#### [Work to complete]
Return the lines where the word "with" occurs.

#### [Material]
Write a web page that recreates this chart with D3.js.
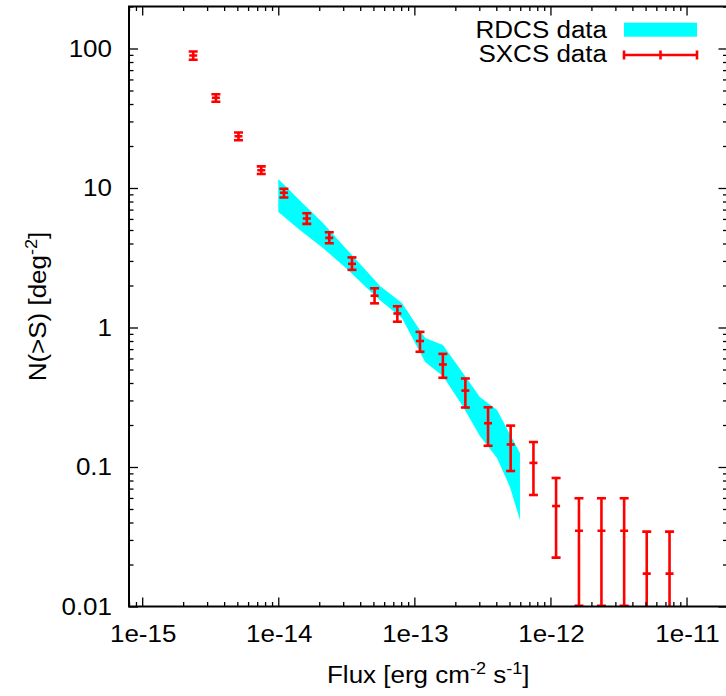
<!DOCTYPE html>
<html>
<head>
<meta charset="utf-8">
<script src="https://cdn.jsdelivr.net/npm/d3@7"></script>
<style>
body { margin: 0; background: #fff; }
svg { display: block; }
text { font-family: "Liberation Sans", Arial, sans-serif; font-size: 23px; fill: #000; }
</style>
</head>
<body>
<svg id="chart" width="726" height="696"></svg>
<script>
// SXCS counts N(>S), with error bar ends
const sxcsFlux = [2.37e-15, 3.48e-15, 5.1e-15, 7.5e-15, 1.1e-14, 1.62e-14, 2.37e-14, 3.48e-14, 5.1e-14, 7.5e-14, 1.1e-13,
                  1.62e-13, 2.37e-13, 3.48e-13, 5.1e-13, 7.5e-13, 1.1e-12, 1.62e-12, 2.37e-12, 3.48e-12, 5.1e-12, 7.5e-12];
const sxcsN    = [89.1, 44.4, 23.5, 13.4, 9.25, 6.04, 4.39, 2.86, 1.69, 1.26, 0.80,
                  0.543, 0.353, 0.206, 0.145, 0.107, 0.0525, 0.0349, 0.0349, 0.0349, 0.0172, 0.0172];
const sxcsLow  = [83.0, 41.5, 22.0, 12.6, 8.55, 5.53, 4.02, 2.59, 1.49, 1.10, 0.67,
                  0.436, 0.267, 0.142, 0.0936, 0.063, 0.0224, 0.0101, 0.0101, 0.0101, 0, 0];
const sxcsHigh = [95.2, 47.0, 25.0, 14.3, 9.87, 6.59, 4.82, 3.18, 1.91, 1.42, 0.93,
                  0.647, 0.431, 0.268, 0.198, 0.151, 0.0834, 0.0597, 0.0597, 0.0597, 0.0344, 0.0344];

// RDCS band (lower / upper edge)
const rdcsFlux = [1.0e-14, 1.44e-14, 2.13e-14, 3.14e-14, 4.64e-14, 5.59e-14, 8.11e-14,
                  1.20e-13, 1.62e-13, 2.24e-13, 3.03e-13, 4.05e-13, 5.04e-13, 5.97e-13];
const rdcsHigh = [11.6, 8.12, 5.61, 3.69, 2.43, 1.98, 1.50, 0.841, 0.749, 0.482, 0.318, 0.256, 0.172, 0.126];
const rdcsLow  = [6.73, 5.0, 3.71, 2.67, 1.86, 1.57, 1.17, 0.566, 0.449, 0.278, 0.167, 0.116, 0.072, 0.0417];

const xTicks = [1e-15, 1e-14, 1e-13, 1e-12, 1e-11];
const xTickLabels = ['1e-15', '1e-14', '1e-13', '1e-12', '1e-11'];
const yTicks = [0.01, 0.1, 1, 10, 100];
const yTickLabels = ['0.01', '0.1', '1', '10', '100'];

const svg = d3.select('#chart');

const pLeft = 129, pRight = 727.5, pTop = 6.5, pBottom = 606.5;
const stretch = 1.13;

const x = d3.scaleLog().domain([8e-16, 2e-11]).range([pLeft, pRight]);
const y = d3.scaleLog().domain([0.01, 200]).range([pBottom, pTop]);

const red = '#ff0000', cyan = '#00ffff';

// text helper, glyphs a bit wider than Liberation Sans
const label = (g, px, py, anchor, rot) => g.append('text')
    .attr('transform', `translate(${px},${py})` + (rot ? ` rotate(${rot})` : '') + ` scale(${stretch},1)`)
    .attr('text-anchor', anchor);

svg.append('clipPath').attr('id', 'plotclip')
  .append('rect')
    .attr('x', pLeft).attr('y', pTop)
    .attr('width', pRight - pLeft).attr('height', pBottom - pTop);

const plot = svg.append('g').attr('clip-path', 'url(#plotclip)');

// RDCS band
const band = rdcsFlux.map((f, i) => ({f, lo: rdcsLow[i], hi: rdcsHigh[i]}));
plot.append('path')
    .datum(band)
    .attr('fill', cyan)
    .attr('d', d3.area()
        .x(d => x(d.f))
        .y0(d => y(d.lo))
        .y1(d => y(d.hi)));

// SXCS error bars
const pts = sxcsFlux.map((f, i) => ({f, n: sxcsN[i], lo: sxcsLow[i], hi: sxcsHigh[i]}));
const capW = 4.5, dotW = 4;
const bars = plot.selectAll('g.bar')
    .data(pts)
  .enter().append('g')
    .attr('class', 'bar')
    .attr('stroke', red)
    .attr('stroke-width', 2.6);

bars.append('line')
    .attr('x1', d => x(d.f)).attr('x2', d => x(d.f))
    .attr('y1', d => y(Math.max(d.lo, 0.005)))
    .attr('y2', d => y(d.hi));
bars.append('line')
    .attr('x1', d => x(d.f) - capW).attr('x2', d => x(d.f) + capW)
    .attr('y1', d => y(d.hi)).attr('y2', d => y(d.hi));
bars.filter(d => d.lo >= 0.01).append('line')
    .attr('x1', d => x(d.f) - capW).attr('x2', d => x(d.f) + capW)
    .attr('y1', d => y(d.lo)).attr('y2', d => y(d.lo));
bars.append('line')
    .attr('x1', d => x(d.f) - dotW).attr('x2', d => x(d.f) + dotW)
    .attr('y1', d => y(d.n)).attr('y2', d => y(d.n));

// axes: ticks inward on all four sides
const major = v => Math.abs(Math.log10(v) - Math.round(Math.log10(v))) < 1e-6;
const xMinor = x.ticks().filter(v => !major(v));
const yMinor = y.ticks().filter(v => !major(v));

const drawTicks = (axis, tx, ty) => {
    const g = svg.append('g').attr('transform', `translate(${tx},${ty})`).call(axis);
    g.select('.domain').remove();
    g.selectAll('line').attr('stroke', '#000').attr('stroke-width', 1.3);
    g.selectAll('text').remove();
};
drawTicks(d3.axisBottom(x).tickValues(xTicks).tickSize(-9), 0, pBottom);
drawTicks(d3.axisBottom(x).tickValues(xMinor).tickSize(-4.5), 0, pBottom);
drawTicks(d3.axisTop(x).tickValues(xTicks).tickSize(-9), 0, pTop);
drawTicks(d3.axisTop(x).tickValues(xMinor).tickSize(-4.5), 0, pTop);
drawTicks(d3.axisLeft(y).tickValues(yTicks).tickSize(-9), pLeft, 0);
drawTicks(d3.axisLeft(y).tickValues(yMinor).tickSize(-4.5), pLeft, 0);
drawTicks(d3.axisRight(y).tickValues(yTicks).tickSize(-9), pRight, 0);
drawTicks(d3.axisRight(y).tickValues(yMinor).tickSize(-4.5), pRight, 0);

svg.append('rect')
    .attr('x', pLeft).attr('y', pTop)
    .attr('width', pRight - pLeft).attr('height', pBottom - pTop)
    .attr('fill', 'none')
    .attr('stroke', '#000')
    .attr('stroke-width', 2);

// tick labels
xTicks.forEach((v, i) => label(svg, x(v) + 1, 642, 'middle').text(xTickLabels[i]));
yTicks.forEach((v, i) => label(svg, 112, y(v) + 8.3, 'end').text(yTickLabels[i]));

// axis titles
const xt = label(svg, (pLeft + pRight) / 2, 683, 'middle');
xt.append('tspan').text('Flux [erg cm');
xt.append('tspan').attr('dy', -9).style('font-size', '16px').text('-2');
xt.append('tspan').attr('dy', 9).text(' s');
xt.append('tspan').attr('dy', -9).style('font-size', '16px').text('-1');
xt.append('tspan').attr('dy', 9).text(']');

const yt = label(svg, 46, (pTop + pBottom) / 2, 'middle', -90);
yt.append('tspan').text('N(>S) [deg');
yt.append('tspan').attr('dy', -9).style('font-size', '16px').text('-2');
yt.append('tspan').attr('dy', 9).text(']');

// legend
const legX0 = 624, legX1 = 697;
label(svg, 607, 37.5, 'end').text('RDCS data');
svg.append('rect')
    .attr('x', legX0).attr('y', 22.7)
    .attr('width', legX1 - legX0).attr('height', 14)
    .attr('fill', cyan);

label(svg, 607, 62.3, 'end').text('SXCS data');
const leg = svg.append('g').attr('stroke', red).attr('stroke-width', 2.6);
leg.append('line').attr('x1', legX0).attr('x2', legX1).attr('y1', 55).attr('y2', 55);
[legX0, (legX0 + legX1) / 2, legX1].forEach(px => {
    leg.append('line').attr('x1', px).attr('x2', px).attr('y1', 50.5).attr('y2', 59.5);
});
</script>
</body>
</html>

#### [Problem solution]
Write a web page that recreates this chart with D3.js.
// SXCS counts N(>S), with error bar ends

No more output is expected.